What the task asks => Write the lines out again, from the top of the material to the line containing "if (!canvas) return;", pictures excluded.

Dataset content =>
◇ ◇ ◇

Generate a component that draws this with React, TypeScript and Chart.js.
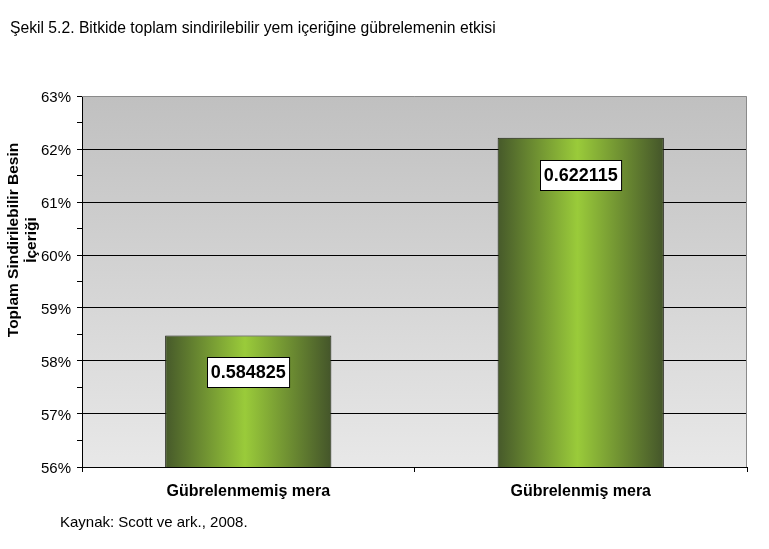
import React, { useEffect, useRef } from "react";
import { Chart, registerables } from "chart.js";

Chart.register(...registerables);

const categories = ["Gübrelenmemiş mera", "Gübrelenmiş mera"];
const values = [0.584825, 0.622115];
const yMin = 0.56;
const yMax = 0.63;
const yStep = 0.005;
const titleText = "Şekil 5.2. Bitkide toplam sindirilebilir yem içeriğine gübrelemenin etkisi";
const sourceText = "Kaynak: Scott ve ark., 2008.";
const yTitleLines = ["Toplam Sindirilebilir Besin", "İçeriği"];

const FONT = "'Liberation Sans', Arial, sans-serif";

export default function App() {
  const ref = useRef<HTMLCanvasElement | null>(null);

  useEffect(() => {
    const canvas = ref.current;
    if (!canvas) return;

    const decor = {
      id: "decor",
      beforeDraw(chart: any) {
        const { ctx, chartArea: a } = chart;
        ctx.save();
        ctx.fillStyle = "#ffffff";
        ctx.fillRect(0, 0, chart.width, chart.height);
        const g = ctx.createLinearGradient(0, a.top, 0, a.bottom);
        g.addColorStop(0, "#c0c0c0");
        g.addColorStop(1, "#e8e8e8");
        ctx.fillStyle = g;
        ctx.fillRect(a.left, a.top, a.right - a.left, a.bottom - a.top);
        ctx.restore();
      },
      beforeDatasetsDraw(chart: any) {
        const { ctx, chartArea: a } = chart;
        ctx.save();
        ctx.strokeStyle = "#8a8a8a";
        ctx.lineWidth = 1;
        ctx.beginPath();
        ctx.moveTo(a.left, a.top + 0.5);
        ctx.lineTo(a.right - 0.5, a.top + 0.5);
        ctx.lineTo(a.right - 0.5, a.bottom);
        ctx.stroke();
        ctx.restore();
      },
      afterDatasetsDraw(chart: any) {
        const { ctx } = chart;
        const meta = chart.getDatasetMeta(0);
        ctx.save();
        ctx.font = `bold 18px ${FONT}`;
        ctx.textAlign = "center";
        ctx.textBaseline = "middle";
        meta.data.forEach((bar: any, i: number) => {
          const txt = String(values[i]);
          const w = ctx.measureText(txt).width + 7;
          const h = 30;
          const cx = bar.x;
          const cy = bar.y + 37;
          const x0 = Math.round(cx - w / 2) + 0.5;
          const y0 = Math.round(cy - h / 2) + 0.5;
          ctx.fillStyle = "#ffffff";
          ctx.fillRect(x0, y0, w, h);
          ctx.strokeStyle = "#000000";
          ctx.lineWidth = 1;
          ctx.strokeRect(x0, y0, w, h);
          ctx.fillStyle = "#000000";
          ctx.fillText(txt, cx, cy + 1);
        });
        ctx.restore();
      },
      afterDraw(chart: any) {
        const { ctx } = chart;
        ctx.save();
        ctx.fillStyle = "#000000";
        ctx.textAlign = "left";
        ctx.textBaseline = "alphabetic";
        ctx.font = `15.7px ${FONT}`;
        ctx.fillText(titleText, 10, 33);
        ctx.font = `15px ${FONT}`;
        ctx.fillText(sourceText, 60, 527);
        ctx.font = `bold 15.5px ${FONT}`;
        ctx.textAlign = "center";
        ctx.textBaseline = "middle";
        ctx.translate(0, 240);
        ctx.rotate(-Math.PI / 2);
        ctx.fillText(yTitleLines[0], 0, 14);
        ctx.fillText(yTitleLines[1], 0, 32);
        ctx.restore();
      },
    };

    const chart = new Chart(canvas, {
      type: "bar",
      data: {
        labels: categories,
        datasets: [
          {
            data: values,
            backgroundColor: (c: any) => {
              const ch = c.chart;
              const a = ch.chartArea;
              if (!a) return "#8fbf3a";
              const x = ch.scales.x.getPixelForValue(c.dataIndex);
              const half = ((a.right - a.left) / categories.length) * 0.5 / 2;
              const g = ch.ctx.createLinearGradient(x - half, 0, x + half, 0);
              g.addColorStop(0, "#46592a");
              g.addColorStop(0.48, "#9acb3a");
              g.addColorStop(1, "#44552a");
              return g;
            },
            borderColor: "#1b1f12",
            borderWidth: 1,
            borderSkipped: false,
            categoryPercentage: 1,
            barPercentage: 0.5,
          },
        ],
      },
      options: {
        responsive: false,
        animation: false,
        devicePixelRatio: 1,
        layout: { padding: { top: 96, right: 22, left: 0, bottom: 0 } },
        plugins: {
          legend: { display: false },
          tooltip: { enabled: false },
          title: { display: false },
        },
        scales: {
          x: {
            afterFit: (s: any) => {
              s.height = 82;
            },
            grid: {
              offset: true,
              drawOnChartArea: false,
              tickLength: 5,
              tickColor: "#000000",
            },
            border: { color: "#000000" },
            ticks: {
              color: "#000000",
              font: { family: FONT, size: 16, weight: "bold" },
              padding: 10,
              maxRotation: 0,
            },
          },
          y: {
            min: yMin,
            max: yMax,
            afterFit: (s: any) => {
              s.width = 82;
            },
            grid: {
              tickLength: 5,
              color: (c: any) =>
                c.index % 2 === 0 && c.index !== 14 && c.index !== 0 ? "#000000" : "rgba(0,0,0,0)",
              tickColor: "#000000",
            },
            border: { color: "#000000" },
            ticks: {
              stepSize: yStep,
              autoSkip: false,
              color: "#000000",
              font: { family: FONT, size: 15 },
              padding: 6,
              labelOffset: 2,
              callback: (v: any, i: number) => (i % 2 === 0 ? Math.round(Number(v) * 100) + "%" : ""),
            },
          },
        },
      },
      plugins: [decor],
    } as any);

    return () => chart.destroy();
  }, []);

  return (
    <div style={{ position: "fixed", left: 0, top: 0, width: 769, height: 549 }}>
      <canvas ref={ref} width={769} height={549} style={{ display: "block" }} />
    </div>
  );
}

◇ ◇ ◇

Result below =>
Generate a component that draws this with React, TypeScript and Chart.js.
import React, { useEffect, useRef } from "react";
import { Chart, registerables } from "chart.js";

Chart.register(...registerables);

const categories = ["Gübrelenmemiş mera", "Gübrelenmiş mera"];
const values = [0.584825, 0.622115];
const yMin = 0.56;
const yMax = 0.63;
const yStep = 0.005;
const titleText = "Şekil 5.2. Bitkide toplam sindirilebilir yem içeriğine gübrelemenin etkisi";
const sourceText = "Kaynak: Scott ve ark., 2008.";
const yTitleLines = ["Toplam Sindirilebilir Besin", "İçeriği"];

const FONT = "'Liberation Sans', Arial, sans-serif";

export default function App() {
  const ref = useRef<HTMLCanvasElement | null>(null);

  useEffect(() => {
    const canvas = ref.current;
    if (!canvas) return;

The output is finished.